A diversity officer in America who was suspended because she believed that voters, not politicians, should decide the meaning of marriage has been reinstated.
Dr Angela McCaskill signed a petition in the US state of Maryland calling for a referendum after politicians in the state passed a law to redefine marriage.
But her bosses at Gallaudet University suspended her for supporting the public vote.
She has now been allowed back to work, and said she felt “welcomed” and “embraced” upon her return.
Campaigners on all sides of the marriage debate criticised the University for the suspension.
In an email to students and staff this week, University President T. Alan Hurwitz announced Dr McCaskill’s reinstatement.
He did not elaborate on the reasons for the reinstatement, or apologise for the suspension.
Mr Hurwitz said: “During the past three months a large number of you have taken the initiative to communicate with me. I have also had the opportunity of attending discussions with students and with others.
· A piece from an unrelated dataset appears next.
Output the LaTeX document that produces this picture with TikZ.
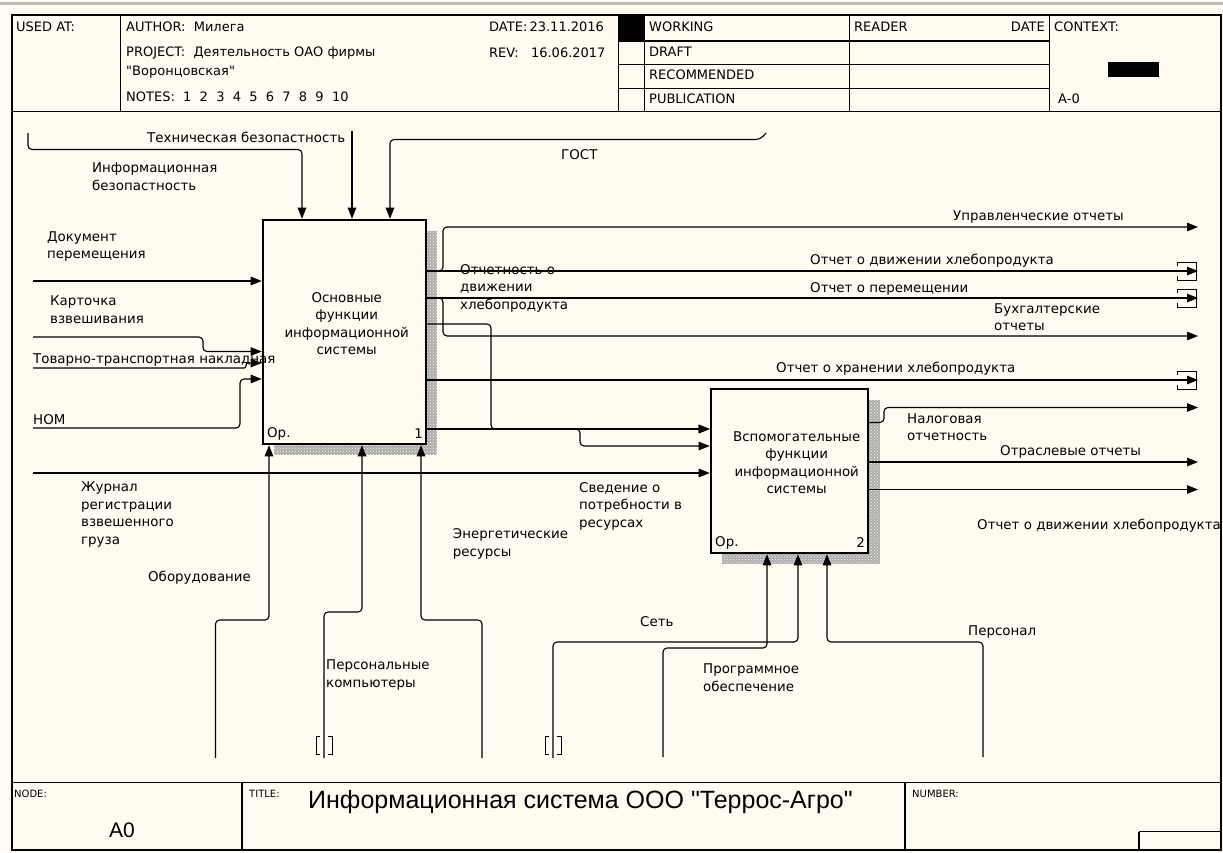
\documentclass[tikz,border=0pt]{standalone}
\usepackage{fontspec}
\setmainfont{DejaVu Sans}
\newfontfamily\plainfont{DejaVu Sans}
\newfontfamily\titlefont{Liberation Sans}
\usetikzlibrary{arrows.meta,patterns}
\definecolor{paper}{RGB}{255,251,240}
\begin{document}
\begin{tikzpicture}[x=1pt,y=-1pt,
  lbl/.style={font=\fontsize{13.4}{17.5}\selectfont,inner sep=0pt,anchor=west,align=left},
  hdr/.style={font=\fontsize{13}{17}\selectfont,inner sep=0pt,anchor=west},
  tag/.style={font=\fontsize{10}{12}\selectfont,inner sep=0pt,anchor=west},
  conn/.style={line width=1.1pt,rounded corners=4pt},
  arr/.style={conn,-{Triangle[length=11pt,width=8.5pt]}},
  funcbox/.style={draw,line width=2.6pt,fill=paper,inner sep=0pt},
  shade/.style={pattern=crosshatch dots,pattern color=paper},
  grid/.style={line width=1.2pt},
  tunb/.pic={\draw[line width=1pt] (-4,-9) -- (-8,-9) -- (-8,9) -- (-4,9) (4,-9) -- (8,-9) -- (8,9) -- (4,9);},
  tune/.pic={\draw[line width=1pt] (-21,-5) -- (-21,-9) -- (-2,-9) -- (-2,9) -- (-21,9) -- (-21,5);}]
\fill[paper] (0,0) rectangle (1223,852);
\useasboundingbox (0,0) rectangle (1223,852);
\fill[gray!50] (0,1.5) rectangle (1223,4.5);
\draw[grid] (12,15) rectangle (1221,850);
\draw[grid] (12,111.5) -- (1221,111.5);
\draw[grid] (12,782.7) -- (1221,782.7);
\draw[grid] (120.6,15) -- (120.6,111.5);
\draw[grid] (618.6,15) -- (618.6,111.5);
\draw[grid] (644.4,15) -- (644.4,111.5);
\draw[grid] (849.3,15) -- (849.3,111.5);
\draw[grid] (1049.8,15) -- (1049.8,111.5);
\draw[grid] (618.6,41) -- (1049.8,41);
\draw[grid] (618.6,64.3) -- (1049.8,64.3);
\draw[grid] (618.6,88.3) -- (1049.8,88.3);
\fill (618.6,15) rectangle (644.4,41);
\fill (1108,62) rectangle (1159,77);
\draw[grid] (242,782.7) -- (242,850);
\draw[grid] (905,782.7) -- (905,850);
\draw[grid] (1139,831.7) -- (1221,831.7) (1139,831.7) -- (1139,850);
\node[hdr] (usedat) at (16,27) {USED AT:};
\node[hdr] (author) at (126,27) {AUTHOR:\ \ Милега};
\node[hdr] (project) at (126,53) {PROJECT:\ \ Деятельность ОАО фирмы};
\node[hdr] (projcont) at (126,72) {\plainfont "Воронцовская"};
\node[hdr] (notes) at (126,97) {NOTES:\ \ 1\ \ 2\ \ 3\ \ 4\ \ 5\ \ 6\ \ 7\ \ 8\ \ 9\ \ 10};
\node[hdr] (date) at (489,27) {DATE:\,23.11.2016};
\node[hdr] (rev) at (489,53) {REV:\ \ \ 16.06.2017};
\node[hdr] (working) at (649,27) {WORKING};
\node[hdr] (draft) at (649,52) {DRAFT};
\node[hdr] (recom) at (649,75) {RECOMMENDED};
\node[hdr] (public) at (649,99) {PUBLICATION};
\node[hdr] (reader) at (854,27) {READER};
\node[hdr,anchor=east] (rdate) at (1045,27) {DATE};
\node[hdr] (context) at (1054,27) {CONTEXT:};
\node[hdr] (ctxnode) at (1058,99) {A-0};
\node[tag] (nodelbl) at (14,794) {NODE:};
\node[font=\titlefont\fontsize{21}{23}\selectfont,inner sep=0pt] (nodeid) at (122,830) {A0};
\node[tag] (titlelbl) at (249,794) {TITLE:};
\node[font=\titlefont\fontsize{25}{28}\selectfont,inner sep=0pt,anchor=west] (title) at (308,802) {Информационная система ООО "Террос-Агро"};
\node[tag] (numlbl) at (912,794) {NUMBER:};
\fill[gray!65] (274,231) rectangle (437,455);
\fill[shade] (274,231) rectangle (437,455);
\fill[gray!65] (722,400) rectangle (880,564);
\fill[shade] (722,400) rectangle (880,564);
\node[funcbox,minimum width=163pt,minimum height=224pt] (b1) at (344.5,332) {};
\node[funcbox,minimum width=157pt,minimum height=164pt] (b2) at (789.5,471) {};
\node[lbl,align=center,anchor=center] (b1txt) at (346.7,323.5) {Основные\\функции\\информационной\\системы};
\node[lbl,align=center,anchor=center] (b2txt) at (796.7,462.7) {Вспомогательные\\функции\\информационной\\системы};
\node[lbl] (b1op) at (267,434) {Ор.};
\node[lbl,anchor=east] (b1num) at (423,434) {1};
\node[lbl] (b2op) at (715,543) {Ор.};
\node[lbl,anchor=east] (b2num) at (865,543) {2};
\coordinate (infoS) at (28,133);
\coordinate (techS) at (352,131);
\coordinate (gostS) at (766,133);
\coordinate (docS) at (33,281);
\coordinate (cardS) at (33,337);
\coordinate (ttnS) at (33,368);
\coordinate (nomS) at (33,428);
\coordinate (jourS) at (33,473);
\coordinate (mgmtE) at (1198,227);
\coordinate (moveE) at (1198,271);
\coordinate (relocE) at (1198,298);
\coordinate (acctE) at (1198,336);
\coordinate (storE) at (1198,380);
\coordinate (taxE) at (1198,407.5);
\coordinate (indE) at (1198,462);
\coordinate (move2E) at (1198,489.5);
\coordinate (equipS) at (215.5,758);
\coordinate (pcS) at (324,758);
\coordinate (enerS) at (482,758);
\coordinate (netS) at (553,758);
\coordinate (softS) at (663,757);
\coordinate (staffS) at (983,757);
\draw[arr] (infoS) |- (302,149.5) -- (302,0 |- b1.north);
\draw[arr] (techS) -- (techS |- b1.north);
\draw[arr] (gostS) -- (760,139.5) -- (390,139.5) -- (390,0 |- b1.north);
\draw[arr] (docS) -- (docS -| b1.west);
\draw[arr] (cardS) -- (203,337) -- (203,351.5) -- (b1.west |- 0,351.5);
\draw[arr,rounded corners=2pt] (ttnS) -- (246,368) -- (246,363) -- (b1.west |- 0,363);
\draw[arr] (nomS) -- (240,428) -- (240,379) -- (b1.west |- 0,379);
\draw[arr] (jourS) -- (jourS -| b2.west);
\draw[arr] (b1.east |- 0,271) -- (moveE);
\draw[arr] (b1.east |- 0,271) -- (443,271) -- (443,227) -- (mgmtE);
\draw[arr] (b1.east |- 0,298) -- (relocE);
\draw[arr] (b1.east |- 0,298) -- (443,298) -- (443,336) -- (acctE);
\draw[arr] (b1.east |- 0,324) -- (491,324) -- (491,429) -- (b2.west |- 0,429);
\draw[arr] (b1.east |- 0,429) -- (b2.west |- 0,429);
\draw[arr] (b1.east |- 0,429) -- (580,429) -- (580,446) -- (b2.west |- 0,446);
\draw[arr] (b1.east |- 0,380) -- (storE);
\draw[arr] (b2.east |- 0,422.5) -- (884,422.5) -- (884,407.5) -- (taxE);
\draw[arr] (b2.east |- 0,462) -- (indE);
\draw[arr] (b2.east |- 0,489.5) -- (move2E);
\draw[arr] (equipS) |- (269,620) -- (269,0 |- b1.south);
\draw[arr] (pcS) |- (362,612) -- (362,0 |- b1.south);
\draw[arr] (enerS) |- (421,620) -- (421,0 |- b1.south);
\draw[arr] (netS) |- (798,642) -- (798,0 |- b2.south);
\draw[arr] (softS) |- (767,648) -- (767,0 |- b2.south);
\draw[arr] (staffS) |- (827,642) -- (827,0 |- b2.south);
\pic at (324,745) {tunb};
\pic at (553,745) {tunb};
\pic at (moveE) {tune};
\pic at (relocE) {tune};
\pic at (storE) {tune};
\node[lbl] (lTech) at (147,137) {Техническая безопастность};
\node[lbl] (lInfo) at (92,176.5) {Информационная\\безопастность};
\node[lbl] (lGost) at (561,155) {ГОСТ};
\node[lbl] (lDoc) at (47,246.5) {Документ\\перемещения};
\node[lbl] (lCard) at (50,309.5) {Карточка\\взвешивания};
\node[lbl] (lTtn) at (33,360) {Товарно-транспортная накладная};
\node[lbl] (lNom) at (33,420) {НОМ};
\node[lbl] (lJour) at (81,514.5) {Журнал\\регистрации\\взвешенного\\груза};
\node[lbl] (lEquip) at (148,578) {Оборудование};
\node[lbl] (lPc) at (326,675) {Персональные\\компьютеры};
\node[lbl] (lEner) at (452.7,544) {Энергетические\\ресурсы};
\node[lbl] (lNeed) at (579,506) {Сведение о\\потребности в\\ресурсах};
\node[lbl] (lNet) at (640,622) {Сеть};
\node[lbl] (lSoft) at (703,677.7) {Программное\\обеспечение};
\node[lbl] (lStaff) at (968,632) {Персонал};
\node[lbl] (lRep) at (460,288) {Отчетность о\\движении\\хлебопродукта};
\node[lbl] (lMgmt) at (953,217) {Управленческие отчеты};
\node[lbl] (lMove) at (810,261) {Отчет о движении хлебопродукта};
\node[lbl] (lReloc) at (810,289) {Отчет о перемещении};
\node[lbl] (lAcct) at (994,317) {Бухгалтерские\\отчеты};
\node[lbl] (lStor) at (776,369) {Отчет о хранении хлебопродукта};
\node[lbl] (lTax) at (907,427) {Налоговая\\отчетность};
\node[lbl] (lInd) at (1000,452) {Отраслевые отчеты};
\node[lbl] (lMove2) at (977,526) {Отчет о движении хлебопродукта};
\end{tikzpicture}
\end{document}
This has been a period of reflection for all of us.”
But university officials have refused to comment to American press about why they decided Dr McCaskill could return to work, calling it a personnel matter.
More than 20,000 people signed a petition demanding her reinstatement, saying the University’s move had “tarnished” their freedom of expression.
And Dr McCaskill’s attorney, J. Wyndal Gordon, says there are still legal difficulties to be resolved with the University, and her reputation has been damaged.
Mr Gordon said: “I think Dr. McCaskill is entitled to some restoration of her reputation and I think the university has not come to full grips with that and we want to be a little more persuasive with them”.
He added: “Dr. McCaskill has been damaged as a result of this”.
A referendum on same-sex marriage was held in November last year in Maryland, and 52 per cent of voters supported the law which had already been forced through.